Et à chaque fois les fédéralistes européens vont jouer là un rôle décisif : en tant que critiques insatiables et vigilants des imperfections de l’Union (notamment à l’égard du ’’calamiteux’’ Traité de Nice de 2000) et en tant que promoteurs inépuisables des réformes politiques et institutionnelles devenues - du fait même de l’élargissement de mai 2004 - plus que jamais nécessaires (et notamment en faveur du TCE - en 2005 - et pour la ’’relance’’ constitutionnelle devenue, depuis lors, de plus en plus urgente...).

Toujours est-il que le chemin qui mène à l’Union politique européenne est décidément bien loin d’avoir abouti.
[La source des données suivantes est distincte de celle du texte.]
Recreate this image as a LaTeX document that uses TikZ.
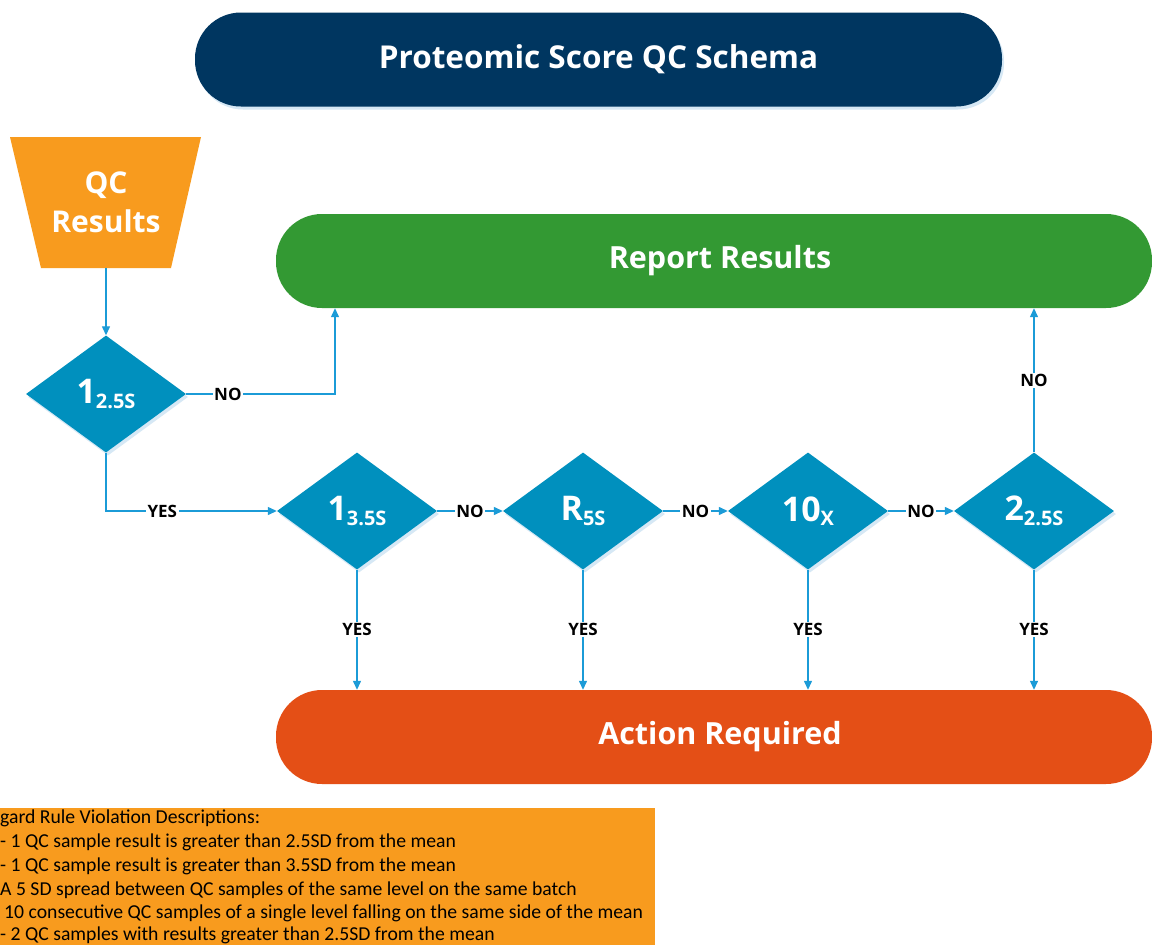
\documentclass[tikz,border=0pt]{standalone}
\usepackage{fontspec}
\setmainfont{Open Sans}
\newfontfamily\notefont{Carlito}
\usetikzlibrary{arrows.meta,shapes.geometric,shadows}

\definecolor{titleblue}{RGB}{0,54,96}
\definecolor{qcorange}{RGB}{248,155,30}
\definecolor{okgreen}{RGB}{51,153,51}
\definecolor{actred}{RGB}{228,79,22}
\definecolor{rulecyan}{RGB}{0,144,190}
\definecolor{linkblue}{RGB}{27,155,215}
\definecolor{shadeblue}{RGB}{214,232,245}

\tikzset{
  banner/.style={rectangle, rounded corners=46pt, minimum height=94pt,
    text=white, font=\bfseries\fontsize{30.5}{36}\selectfont, inner sep=0pt},
  rule/.style={diamond, fill=rulecyan, text=white, inner sep=0pt, aspect=1.37,
    minimum width=160pt, minimum height=117pt,
    drop shadow={fill=shadeblue, opacity=1, shadow xshift=2pt, shadow yshift=-3pt}},
  conn/.style={draw=linkblue, line width=1.3pt,
    -{Triangle[length=9pt,width=8pt]}},
  lbl/.style={fill=white, inner sep=1.5pt, text=black,
    font=\bfseries\fontsize{17}{20}\selectfont},
  noteline/.style={anchor=base west, inner sep=0pt, text=black,
    font=\notefont\fontsize{19.7}{23}\selectfont},
}
% rule symbol: large digit with a lowered subscript
\newcommand{\rulesym}[2]{{\bfseries\fontsize{34}{38}\selectfont #1}%
  \raisebox{-4.5pt}{\bfseries\fontsize{20}{22}\selectfont #2}}

\begin{document}
\begin{tikzpicture}[x=1pt,y=-1pt]
\useasboundingbox (0,0) rectangle (1152,945);
\clip (0,0) rectangle (1152,945);
\fill[white] (0,0) rectangle (1152,945);

% title banner
\node[banner, fill=titleblue, minimum width=807pt,
  font=\bfseries\fontsize{31.5}{36}\selectfont,
  drop shadow={fill=shadeblue, opacity=1, shadow xshift=2pt, shadow yshift=-3pt}]
  (title) at (598.5,59.5) {Proteomic Score QC Schema};

% QC results input (trapezoid)
\fill[qcorange] (10,137) -- (201,137) -- (171,268) -- (41,268) -- cycle;
\node[text=white, align=center, minimum height=131pt, inner sep=0pt,
  font=\bfseries\fontsize{30}{39}\selectfont] (qc) at (106,202.5) {QC\\Results};

% outcome banners (text set a little right of the shape's centre)
\node[banner, fill=okgreen, minimum width=876pt] (report) at (714,261)
  {\hspace{12pt}Report Results};
\node[banner, fill=actred, minimum width=876pt] (action) at (714,737)
  {\hspace{12pt}Action Required};

% rule decisions
\node[rule] (d1) at (106,394) {\rulesym{1}{2.5S}};
\node[rule] (d2) at (357,511) {\rulesym{1}{3.5S}};
\node[rule] (d3) at (583,511) {\rulesym{R}{5S}};
\node[rule] (d4) at (808,511) {\rulesym{10}{X}};
\node[rule] (d5) at (1034,511) {\rulesym{2}{2.5S}};

\coordinate (nojoin) at (335,394);

% connectors
\draw[conn] (qc.south) -- (d1.north);
\draw[conn] (d1.east) -| node[lbl, pos=0.14] {NO} (report.south -| nojoin);
\draw[conn] (d1.south) |- node[lbl, pos=0.665] {YES} (d2.west);
\draw[conn] (d2.east) -- node[lbl] {NO} (d3.west);
\draw[conn] (d3.east) -- node[lbl] {NO} (d4.west);
\draw[conn] (d4.east) -- node[lbl] {NO} (d5.west);
\draw[conn] (d5.north) -- node[lbl] {NO} (d5.north |- report.south);
\foreach \d in {d2,d3,d4,d5}
  \draw[conn] (\d.south) -- node[lbl] {YES} (\d.south |- action.north);

% rule descriptions
\fill[qcorange] (0,808) rectangle (655,945);
\node[noteline] (n0) at (0,823) {gard Rule Violation Descriptions:};
\node[noteline] (n1) at (0,847) {- 1 QC sample result is greater than 2.5SD from the mean};
\node[noteline] (n2) at (0,871) {- 1 QC sample result is greater than 3.5SD from the mean};
\node[noteline] (n3) at (0,895) {A 5 SD spread between QC samples of the same level on the same batch};
\node[noteline] (n4) at (4,918) {10 consecutive QC samples of a single level falling on the same side of the mean};
\node[noteline] (n5) at (0,940) {- 2 QC samples with results greater than 2.5SD from the mean};
\end{tikzpicture}
\end{document}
Et qu’il nous reste encore à rendre possible la réforme en profondeur et la nécessaire démocratisation des institutions politiques de l’Union européenne.

Ainsi que la mise en place d’un véritable espace public européen (par la transformation - en de véritables partis politiques pérennisés - des coalitions ’’lâches’’ existant aujourd’hui au Parlement européen...), voire l’adoption d’une Constitution européenne : grand défi de nos années « 2000-2005-2010 » ...

Illustration : drapeau fédéraliste

Principales sources :
 Barthalay, Bernard : « Le Fédéralisme » : QSJ n°1953 (Ancienne version : édition de 1981 ; ici : pages 96 à 124).
 Gouzy, Jean-Pierre : « L’idée fédérale dans l’histoire de la construction européenne » (texte publié in « Les Etudes du Mouvement européen » : « La Lettre des Européens » : HS n°8 d’octobre 1998 ; ici : pages 49 à 53).

Après l’ample démonstration historique de M. Jean-Pierre Gouzy récemment publiée dans nos colonnes, nous vous proposons ce résumé – en deux épisodes – de la (décisive) contribution des fédéraliste à la construction européenne : texte rédigé tout spécialement pour - en février dernier - le récent séminaire de formation des « Jeunes Européens France ».

Ici, dans ce second volet, on se concentrera tout particulièrement sur la période allant de la mise en place du « Conseil de l’Europe » (en 1948-1949) à nos jours ; avec tous les développements que l’on sait : échec de la CED (en août 1954), Traités de Rome (en mars 1957), mise en place du Marché commun, puis d’un Parlement européen bientôt élu au suffrage universel, puis d’une Monnaie commune, bientôt unique, etc.

Et ce, jusqu’aux derniers récents développements en vue d’une réforme en profondeur des institutions communautaires (sinon l’adoption d’une Constitution pour l’Union europénne...).